> _Exercise brief_
Leave the pictures out. Return all other data exactly.

> _Given material_

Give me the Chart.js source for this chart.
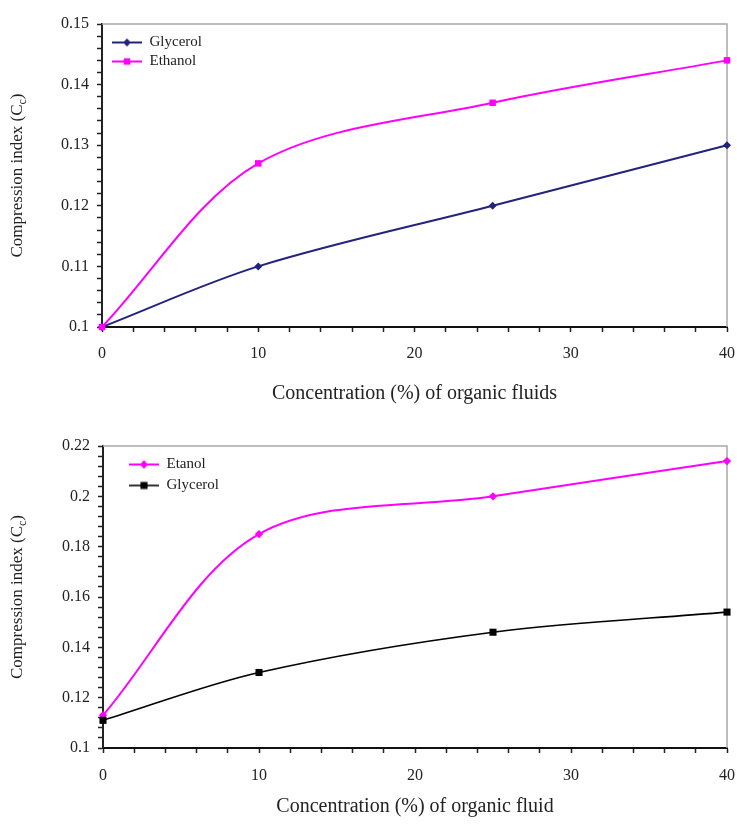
<!DOCTYPE html>
<html lang="en">
<head>
<meta charset="UTF-8">
<title>Compression index vs concentration of organic fluids</title>
<script src="https://cdn.jsdelivr.net/npm/chart.js"></script>
<style>
  html, body { margin: 0; padding: 0; background: #fff; }
  canvas { display: block; }
</style>
</head>
<body>
<canvas id="upper" width="737" height="410"></canvas>
<canvas id="lower" width="737" height="415"></canvas>
<script>
// concentration of organic fluid (%)
const concentration = [0, 10, 25, 40];

// upper panel
const glycerolUpper = [0.100, 0.110, 0.120, 0.130];
const ethanolUpper = [0.100, 0.127, 0.137, 0.144];
const yLabelsUpper = [0.1, 0.11, 0.12, 0.13, 0.14, 0.15];

// lower panel
const ethanolLower = [0.113, 0.185, 0.200, 0.214];
const glycerolLower = [0.111, 0.130, 0.146, 0.154];
const yLabelsLower = [0.1, 0.12, 0.14, 0.16, 0.18, 0.2, 0.22];

const xLabels = [0, 10, 20, 30, 40];

const SERIF = '"Liberation Serif", "Times New Roman", serif';
const INK = '#222';

function points(ys) {
    return concentration.map((x, i) => ({ x: x, y: ys[i] }));
}

// only the listed values get a label, the rest are minor tick marks
function labelOnly(list) {
    return function (value) {
        const hit = list.find(t => Math.abs(t - value) < 1e-9);
        return hit === undefined ? '' : String(hit);
    };
}

// line + marker swatch used as the legend point style
function swatch(ds) {
    const c = document.createElement('canvas');
    c.width = 30;
    c.height = 12;
    const g = c.getContext('2d');
    g.strokeStyle = ds.borderColor;
    g.lineWidth = ds.borderWidth;
    g.beginPath();
    g.moveTo(0, 6);
    g.lineTo(30, 6);
    g.stroke();
    g.fillStyle = ds.pointBackgroundColor;
    const r = ds.pointRadius;
    g.beginPath();
    if (ds.pointStyle === 'rectRot') {
        g.moveTo(15, 6 - r);
        g.lineTo(15 + r, 6);
        g.lineTo(15, 6 + r);
        g.lineTo(15 - r, 6);
        g.closePath();
    } else {
        const s = r * Math.SQRT1_2;
        g.rect(15 - s, 6 - s, 2 * s, 2 * s);
    }
    g.fill();
    return c;
}

function series(label, ys, color, style, radius, width, order) {
    return {
        label: label,
        data: points(ys),
        borderColor: color,
        backgroundColor: color,
        pointBackgroundColor: color,
        pointBorderColor: color,
        borderWidth: width,
        pointStyle: style,
        pointRadius: radius,
        pointBorderWidth: 0,
        tension: 0.33,
        clip: false,
        order: order
    };
}

// legend sits inside the plot area, moved to its top-left corner
const legendShift = {
    id: 'legendShift',
    afterLayout(chart, args, opts) {
        const lg = chart.legend;
        const a = chart.chartArea;
        const w = lg.width, h = lg.height;
        lg.left = a.left + opts.x;
        lg.top = a.top + opts.y;
        lg.right = lg.left + w;
        lg.bottom = lg.top + h;
    }
};

// grey frame on the top and right of the plot area
const plotFrame = {
    id: 'plotFrame',
    beforeDatasetsDraw(chart) {
        const { ctx, chartArea: a } = chart;
        ctx.save();
        ctx.strokeStyle = '#a8a8a8';
        ctx.lineWidth = 1.5;
        ctx.beginPath();
        ctx.moveTo(a.left, a.top);
        ctx.lineTo(a.right, a.top);
        ctx.lineTo(a.right, a.bottom);
        ctx.stroke();
        ctx.restore();
    }
};

// vertical axis title with a subscript c
const yTitle = {
    id: 'yTitle',
    afterDraw(chart, args, opts) {
        const { ctx, chartArea: a } = chart;
        const big = opts.size + 'px ' + SERIF;
        const small = Math.round(opts.size * 0.68) + 'px ' + SERIF;
        const parts = [
            ['Compression index (C', big, 0],
            ['c', small, opts.size * 0.3],
            [')', big, 0]
        ];
        ctx.save();
        ctx.translate(opts.x, (a.top + a.bottom) / 2);
        ctx.rotate(-Math.PI / 2);
        ctx.fillStyle = INK;
        ctx.textBaseline = 'middle';
        ctx.textAlign = 'left';
        let total = 0;
        parts.forEach(p => { ctx.font = p[1]; total += ctx.measureText(p[0]).width; });
        let x = -total / 2;
        parts.forEach(p => {
            ctx.font = p[1];
            ctx.fillText(p[0], x, p[2]);
            x += ctx.measureText(p[0]).width;
        });
        ctx.restore();
    }
};

function makeChart(id, datasets, o) {
    return new Chart(document.getElementById(id), {
        type: 'line',
        data: { datasets: datasets },
        plugins: [legendShift, plotFrame, yTitle],
        options: {
            responsive: false,
            animation: false,
            devicePixelRatio: 1,
            layout: { padding: { top: o.top, right: 10, left: 0, bottom: 0 } },
            plugins: {
                tooltip: { enabled: false },
                legend: {
                    position: 'chartArea',
                    align: 'start',
                    labels: {
                        usePointStyle: true,
                        pointStyleWidth: 30,
                        padding: o.legendGap,
                        color: INK,
                        font: { family: SERIF, size: 15 },
                        sort: (a, b) => a.datasetIndex - b.datasetIndex,
                        generateLabels(chart) {
                            const items = Chart.defaults.plugins.legend.labels.generateLabels(chart);
                            items.forEach(it => { it.pointStyle = swatch(chart.data.datasets[it.datasetIndex]); });
                            return items;
                        }
                    }
                },
                legendShift: { x: o.legendX, y: o.legendY },
                yTitle: { x: 18, size: 17 }
            },
            scales: {
                x: {
                    type: 'linear',
                    min: 0,
                    max: 40,
                    afterFit: s => {
                        s.height = o.xHeight;
                        s.paddingLeft = 0;
                        s.paddingRight = 0;
                    },
                    ticks: {
                        stepSize: 2,
                        autoSkip: false,
                        maxRotation: 0,
                        padding: o.xTickPad,
                        color: INK,
                        font: { family: SERIF, size: 16 },
                        callback: labelOnly(xLabels)
                    },
                    grid: { drawOnChartArea: false, tickLength: 5, tickColor: '#222', tickWidth: 1.5 },
                    border: { color: '#111', width: 2 },
                    title: {
                        display: true,
                        text: o.xTitle,
                        color: INK,
                        font: { family: SERIF, size: 20 },
                        padding: { top: 0, bottom: o.xTitlePad }
                    }
                },
                y: {
                    min: o.yMin,
                    max: o.yMax,
                    afterFit: s => { s.width = o.yWidth; },
                    ticks: {
                        stepSize: o.yStep,
                        autoSkip: false,
                        padding: 8,
                        color: INK,
                        font: { family: SERIF, size: 16 },
                        callback: labelOnly(o.yLabels)
                    },
                    grid: { drawOnChartArea: false, tickLength: 5, tickColor: '#222', tickWidth: 1.5 },
                    border: { color: '#222', width: 2 }
                }
            }
        }
    });
}

makeChart('upper', [
    series('Glycerol', glycerolUpper, '#23237e', 'rectRot', 4, 2, 1),
    series('Ethanol', ethanolUpper, '#ff00ff', 'rect', 4.6, 2, 0)
], {
    top: 24, yWidth: 102, xHeight: 83, xTickPad: 12, xTitlePad: 4,
    yMin: 0.1, yMax: 0.15, yStep: 0.002, yLabels: yLabelsUpper,
    xTitle: 'Concentration (%) of organic fluids',
    legendX: 6, legendY: 7, legendGap: 4
});

makeChart('lower', [
    series('Etanol', ethanolLower, '#ff00ff', 'rectRot', 4.2, 2, 1),
    series('Glycerol', glycerolLower, '#000000', 'rect', 5, 1.6, 0)
], {
    top: 36, yWidth: 103, xHeight: 77, xTickPad: 13, xTitlePad: 6,
    yMin: 0.1, yMax: 0.22, yStep: 0.004, yLabels: yLabelsLower,
    xTitle: 'Concentration (%) of organic fluid',
    legendX: 20, legendY: 5, legendGap: 6
});
</script>
</body>
</html>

> _Complete response_
Give me the Chart.js source for this chart.
<!DOCTYPE html>
<html lang="en">
<head>
<meta charset="UTF-8">
<title>Compression index vs concentration of organic fluids</title>
<script src="https://cdn.jsdelivr.net/npm/chart.js"></script>
<style>
  html, body { margin: 0; padding: 0; background: #fff; }
  canvas { display: block; }
</style>
</head>
<body>
<canvas id="upper" width="737" height="410"></canvas>
<canvas id="lower" width="737" height="415"></canvas>
<script>
// concentration of organic fluid (%)
const concentration = [0, 10, 25, 40];

// upper panel
const glycerolUpper = [0.100, 0.110, 0.120, 0.130];
const ethanolUpper = [0.100, 0.127, 0.137, 0.144];
const yLabelsUpper = [0.1, 0.11, 0.12, 0.13, 0.14, 0.15];

// lower panel
const ethanolLower = [0.113, 0.185, 0.200, 0.214];
const glycerolLower = [0.111, 0.130, 0.146, 0.154];
const yLabelsLower = [0.1, 0.12, 0.14, 0.16, 0.18, 0.2, 0.22];

const xLabels = [0, 10, 20, 30, 40];

const SERIF = '"Liberation Serif", "Times New Roman", serif';
const INK = '#222';

function points(ys) {
    return concentration.map((x, i) => ({ x: x, y: ys[i] }));
}

// only the listed values get a label, the rest are minor tick marks
function labelOnly(list) {
    return function (value) {
        const hit = list.find(t => Math.abs(t - value) < 1e-9);
        return hit === undefined ? '' : String(hit);
    };
}

// line + marker swatch used as the legend point style
function swatch(ds) {
    const c = document.createElement('canvas');
    c.width = 30;
    c.height = 12;
    const g = c.getContext('2d');
    g.strokeStyle = ds.borderColor;
    g.lineWidth = ds.borderWidth;
    g.beginPath();
    g.moveTo(0, 6);
    g.lineTo(30, 6);
    g.stroke();
    g.fillStyle = ds.pointBackgroundColor;
    const r = ds.pointRadius;
    g.beginPath();
    if (ds.pointStyle === 'rectRot') {
        g.moveTo(15, 6 - r);
        g.lineTo(15 + r, 6);
        g.lineTo(15, 6 + r);
        g.lineTo(15 - r, 6);
        g.closePath();
    } else {
        const s = r * Math.SQRT1_2;
        g.rect(15 - s, 6 - s, 2 * s, 2 * s);
    }
    g.fill();
    return c;
}

function series(label, ys, color, style, radius, width, order) {
    return {
        label: label,
        data: points(ys),
        borderColor: color,
        backgroundColor: color,
        pointBackgroundColor: color,
        pointBorderColor: color,
        borderWidth: width,
        pointStyle: style,
        pointRadius: radius,
        pointBorderWidth: 0,
        tension: 0.33,
        clip: false,
        order: order
    };
}

// legend sits inside the plot area, moved to its top-left corner
const legendShift = {
    id: 'legendShift',
    afterLayout(chart, args, opts) {
        const lg = chart.legend;
        const a = chart.chartArea;
        const w = lg.width, h = lg.height;
        lg.left = a.left + opts.x;
        lg.top = a.top + opts.y;
        lg.right = lg.left + w;
        lg.bottom = lg.top + h;
    }
};

// grey frame on the top and right of the plot area
const plotFrame = {
    id: 'plotFrame',
    beforeDatasetsDraw(chart) {
        const { ctx, chartArea: a } = chart;
        ctx.save();
        ctx.strokeStyle = '#a8a8a8';
        ctx.lineWidth = 1.5;
        ctx.beginPath();
        ctx.moveTo(a.left, a.top);
        ctx.lineTo(a.right, a.top);
        ctx.lineTo(a.right, a.bottom);
        ctx.stroke();
        ctx.restore();
    }
};

// vertical axis title with a subscript c
const yTitle = {
    id: 'yTitle',
    afterDraw(chart, args, opts) {
        const { ctx, chartArea: a } = chart;
        const big = opts.size + 'px ' + SERIF;
        const small = Math.round(opts.size * 0.68) + 'px ' + SERIF;
        const parts = [
            ['Compression index (C', big, 0],
            ['c', small, opts.size * 0.3],
            [')', big, 0]
        ];
        ctx.save();
        ctx.translate(opts.x, (a.top + a.bottom) / 2);
        ctx.rotate(-Math.PI / 2);
        ctx.fillStyle = INK;
        ctx.textBaseline = 'middle';
        ctx.textAlign = 'left';
        let total = 0;
        parts.forEach(p => { ctx.font = p[1]; total += ctx.measureText(p[0]).width; });
        let x = -total / 2;
        parts.forEach(p => {
            ctx.font = p[1];
            ctx.fillText(p[0], x, p[2]);
            x += ctx.measureText(p[0]).width;
        });
        ctx.restore();
    }
};

function makeChart(id, datasets, o) {
    return new Chart(document.getElementById(id), {
        type: 'line',
        data: { datasets: datasets },
        plugins: [legendShift, plotFrame, yTitle],
        options: {
            responsive: false,
            animation: false,
            devicePixelRatio: 1,
            layout: { padding: { top: o.top, right: 10, left: 0, bottom: 0 } },
            plugins: {
                tooltip: { enabled: false },
                legend: {
                    position: 'chartArea',
                    align: 'start',
                    labels: {
                        usePointStyle: true,
                        pointStyleWidth: 30,
                        padding: o.legendGap,
                        color: INK,
                        font: { family: SERIF, size: 15 },
                        sort: (a, b) => a.datasetIndex - b.datasetIndex,
                        generateLabels(chart) {
                            const items = Chart.defaults.plugins.legend.labels.generateLabels(chart);
                            items.forEach(it => { it.pointStyle = swatch(chart.data.datasets[it.datasetIndex]); });
                            return items;
                        }
                    }
                },
                legendShift: { x: o.legendX, y: o.legendY },
                yTitle: { x: 18, size: 17 }
            },
            scales: {
                x: {
                    type: 'linear',
                    min: 0,
                    max: 40,
                    afterFit: s => {
                        s.height = o.xHeight;
                        s.paddingLeft = 0;
                        s.paddingRight = 0;
                    },
                    ticks: {
                        stepSize: 2,
                        autoSkip: false,
                        maxRotation: 0,
                        padding: o.xTickPad,
                        color: INK,
                        font: { family: SERIF, size: 16 },
                        callback: labelOnly(xLabels)
                    },
                    grid: { drawOnChartArea: false, tickLength: 5, tickColor: '#222', tickWidth: 1.5 },
                    border: { color: '#111', width: 2 },
                    title: {
                        display: true,
                        text: o.xTitle,
                        color: INK,
                        font: { family: SERIF, size: 20 },
                        padding: { top: 0, bottom: o.xTitlePad }
                    }
                },
                y: {
                    min: o.yMin,
                    max: o.yMax,
                    afterFit: s => { s.width = o.yWidth; },
                    ticks: {
                        stepSize: o.yStep,
                        autoSkip: false,
                        padding: 8,
                        color: INK,
                        font: { family: SERIF, size: 16 },
                        callback: labelOnly(o.yLabels)
                    },
                    grid: { drawOnChartArea: false, tickLength: 5, tickColor: '#222', tickWidth: 1.5 },
                    border: { color: '#222', width: 2 }
                }
            }
        }
    });
}

makeChart('upper', [
    series('Glycerol', glycerolUpper, '#23237e', 'rectRot', 4, 2, 1),
    series('Ethanol', ethanolUpper, '#ff00ff', 'rect', 4.6, 2, 0)
], {
    top: 24, yWidth: 102, xHeight: 83, xTickPad: 12, xTitlePad: 4,
    yMin: 0.1, yMax: 0.15, yStep: 0.002, yLabels: yLabelsUpper,
    xTitle: 'Concentration (%) of organic fluids',
    legendX: 6, legendY: 7, legendGap: 4
});

makeChart('lower', [
    series('Etanol', ethanolLower, '#ff00ff', 'rectRot', 4.2, 2, 1),
    series('Glycerol', glycerolLower, '#000000', 'rect', 5, 1.6, 0)
], {
    top: 36, yWidth: 103, xHeight: 77, xTickPad: 13, xTitlePad: 6,
    yMin: 0.1, yMax: 0.22, yStep: 0.004, yLabels: yLabelsLower,
    xTitle: 'Concentration (%) of organic fluid',
    legendX: 20, legendY: 5, legendGap: 6
});
</script>
</body>
</html>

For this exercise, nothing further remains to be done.